With both brownouts and blackouts, rapid response in today’s MPLS/IP network is a problem. OSPF or BGP convergence takes too long, or simply doesn’t work. Where companies are relying on routing protocols to switch over to a backup connection, convergence time is not nearly fast enough (sub-second) to preserve session state, dropping application sessions. With many applications, dropping a session is an annoyance at best, barely noticed by users. However, with voice, video conferencing and other real-time protocols dropping sessions drive users mad. Do you want to be the one to tell the CEO why his call dropped?

SD-WANs address availability and consistency issues by aggregating multiple connections. Combining two completely separate services both with 99.0% uptime will yield a theoretical site availability of 99.99 percent. Typically, as we noted, most offices cannot purchase two redundant local-loop MPLS paths, as runs from even separate providers will share some physical components. However, with SD-WAN companies can leverage different access technologies, such as LTE and DSL, which all but guarantees full access redundancy.

Moreover, since SD-WAN nodes continuously monitor the underlying networks, they can respond quickly to brownouts or blackouts.

Like I said, the sub-second failover supported by some SD-WAN vendors is rapid enough to maintain a VoIP call and far faster than OSPF or BGP convergence.

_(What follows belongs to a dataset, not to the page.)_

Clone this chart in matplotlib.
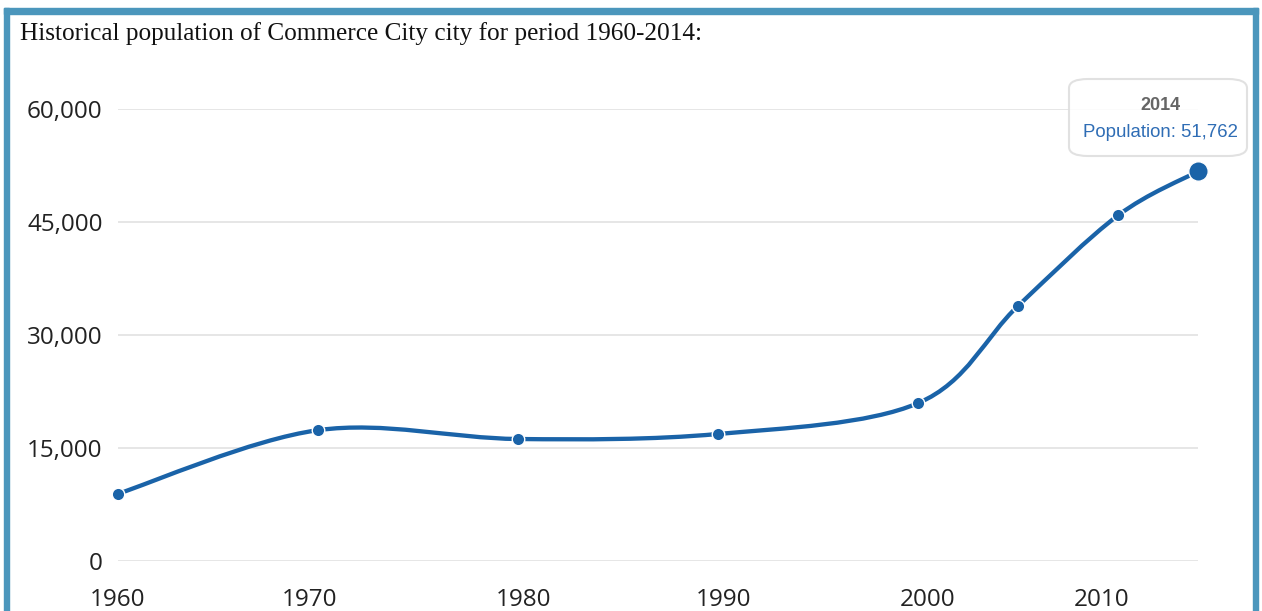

Doesn’t This All Make Sense?

We can make routing simpler; we can make it faster. As Hurricane Sandy (among other weather events or earthquakes) showed us, natural disasters do happen anywhere. When they hit, the Internet will always be your most predictable option.  Add in the dropping Internet costs, and it seems pretty obvious to me that SD-WANs make a very compelling case to be the next replacement for routers. What do you think?